# EXERCISE:
Look through the data below. Show each line where the string "page" occurs.

[Rows from a dataset of charts and code]
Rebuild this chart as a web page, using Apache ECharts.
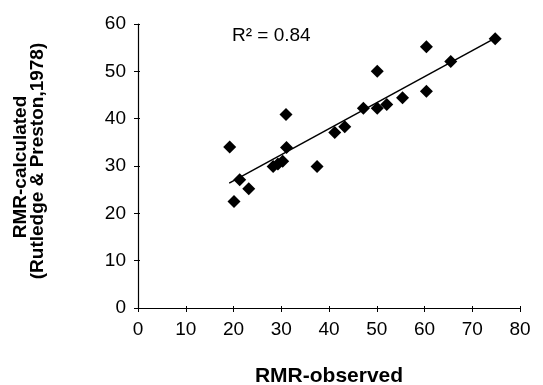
<!DOCTYPE html>
<html>
<head>
<meta charset="utf-8">
<script src="https://cdn.jsdelivr.net/npm/echarts@6/dist/echarts.min.js"></script>
<style>
  html, body { margin: 0; padding: 0; background: #fff; }
  #main { width: 543px; height: 385px; }
</style>
</head>
<body>
<div id="main"></div>
<script>
// RMR observed vs calculated (Rutledge & Preston, 1978)
const observed = [19.2, 20.1, 21.3, 23.2, 28.3, 29.3, 30.3, 31.1, 31.0, 37.5, 41.2, 43.3, 47.2, 50.1, 50.1, 52.1, 55.4, 60.4, 60.4, 65.5, 74.8];
const calculated = [34.0, 22.5, 27.1, 25.2, 29.9, 30.4, 31.0, 33.9, 40.9, 29.9, 37.1, 38.3, 42.2, 50.0, 42.2, 43.0, 44.4, 55.2, 45.8, 52.1, 56.9];
const trendX = [19.1, 74.8];
const trendY = [26.4, 57.0];
const xTicks = [0, 10, 20, 30, 40, 50, 60, 70, 80];
const yTicks = [0, 10, 20, 30, 40, 50, 60];

const FONT = '"Liberation Sans", Arial, sans-serif';
const INK = '#000';

const points = observed.map((x, i) => [x, calculated[i]]);
const trend = trendX.map((x, i) => [x, trendY[i]]);

const myChart = echarts.init(document.getElementById('main'), null, { renderer: 'canvas' });

const baseX = {
  type: 'value',
  min: xTicks[0],
  max: xTicks[xTicks.length - 1],
  interval: 10,
  splitLine: { show: false }
};
const baseY = {
  type: 'value',
  min: yTicks[0],
  max: yTicks[yTicks.length - 1],
  interval: 10,
  splitLine: { show: false }
};

const option = {
  backgroundColor: '#fff',
  animation: false,
  grid: { left: 138, right: 23, top: 24, bottom: 77 },
  xAxis: [
    Object.assign({}, baseX, {
      axisLine: { show: true, lineStyle: { color: INK, width: 1.2 } },
      axisTick: { show: true, length: 4, lineStyle: { color: INK } },
      axisLabel: { margin: 12, color: INK, fontSize: 19, fontFamily: FONT }
    }),
    // inner half of the crossing ticks
    Object.assign({}, baseX, {
      position: 'bottom',
      axisLine: { show: false },
      axisTick: { show: true, inside: true, length: 2, lineStyle: { color: INK } },
      axisLabel: { show: false }
    })
  ],
  yAxis: [
    Object.assign({}, baseY, {
      axisLine: { show: true, lineStyle: { color: INK, width: 1.2 } },
      axisTick: { show: true, length: 4, lineStyle: { color: INK } },
      axisLabel: { margin: 12, color: INK, fontSize: 19, fontFamily: FONT }
    }),
    Object.assign({}, baseY, {
      position: 'left',
      axisLine: { show: false },
      axisTick: { show: true, inside: true, length: 2, lineStyle: { color: INK } },
      axisLabel: { show: false }
    })
  ],
  graphic: [
    {
      type: 'text',
      left: 232,
      top: 26,
      style: { text: 'R\u00B2 = 0.84', fill: INK, font: '19px ' + FONT }
    },
    {
      type: 'text',
      x: 329,
      y: 376,
      style: { text: 'RMR-observed', fill: INK, font: 'bold 21px ' + FONT, align: 'center', verticalAlign: 'middle' }
    },
    {
      type: 'text',
      x: 21,
      y: 167,
      rotation: Math.PI / 2,
      style: { text: 'RMR-calculated', fill: INK, font: 'bold 19px ' + FONT, align: 'center', verticalAlign: 'middle' }
    },
    {
      type: 'text',
      x: 38,
      y: 161,
      rotation: Math.PI / 2,
      style: { text: '(Rutledge & Preston,1978)', fill: INK, font: 'bold 19px ' + FONT, align: 'center', verticalAlign: 'middle' }
    }
  ],
  series: [
    {
      name: 'trend',
      type: 'line',
      data: trend,
      symbol: 'none',
      lineStyle: { color: INK, width: 1.5 },
      z: 2
    },
    {
      name: 'RMR',
      type: 'scatter',
      data: points,
      symbol: 'diamond',
      symbolSize: [13, 13],
      itemStyle: { color: INK, opacity: 1 },
      z: 3
    }
  ]
};

myChart.setOption(option);
</script>
</body>
</html>
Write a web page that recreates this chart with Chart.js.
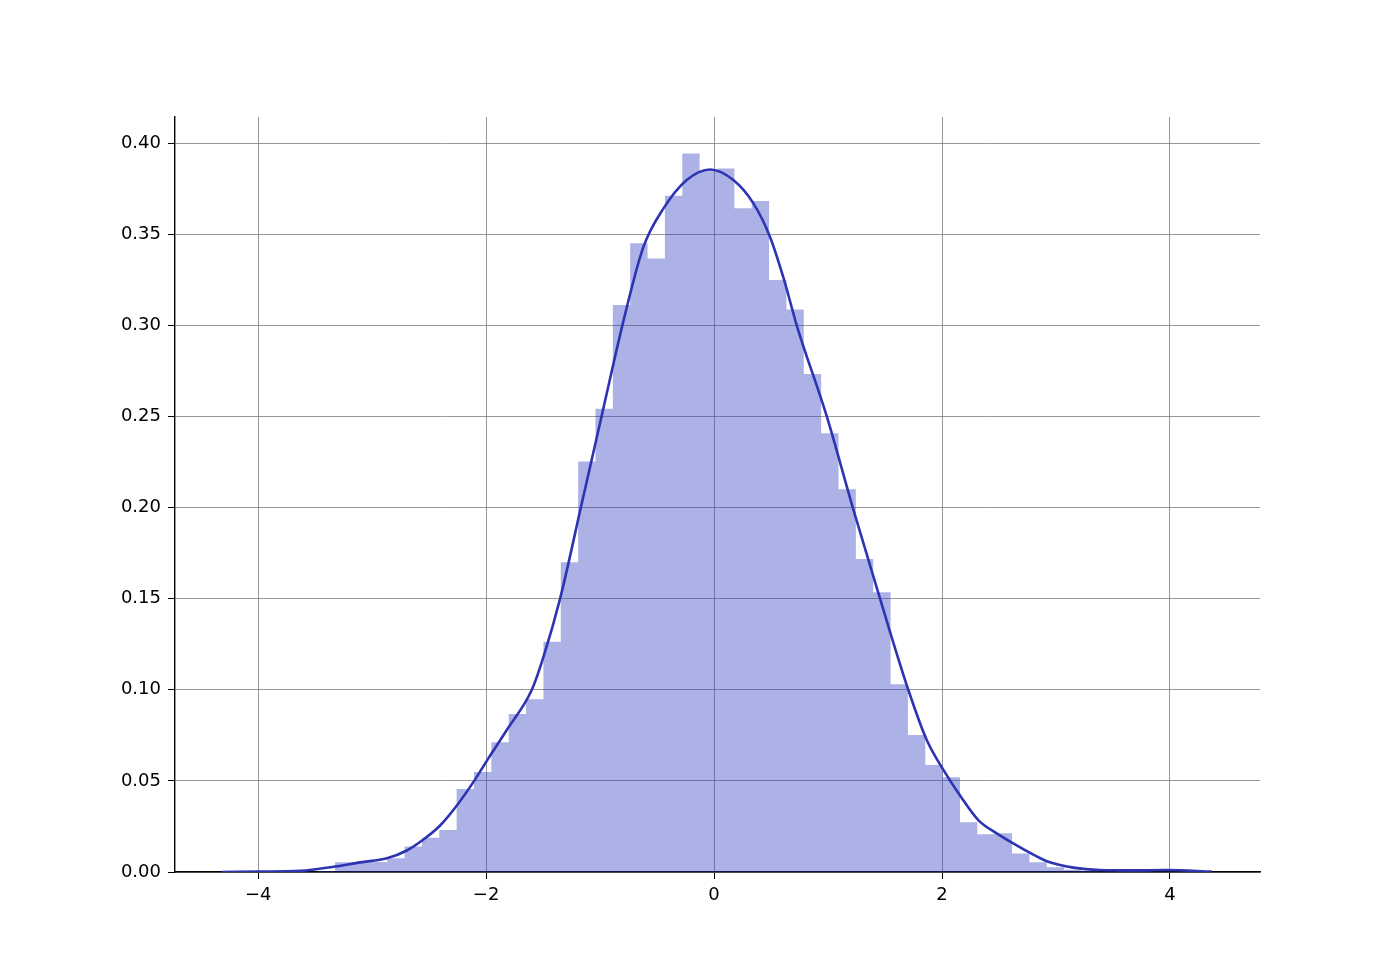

# COMPLETE OUTPUT:
Rebuild this chart as a web page, using Apache ECharts.
Write a web page that recreates this chart with Chart.js.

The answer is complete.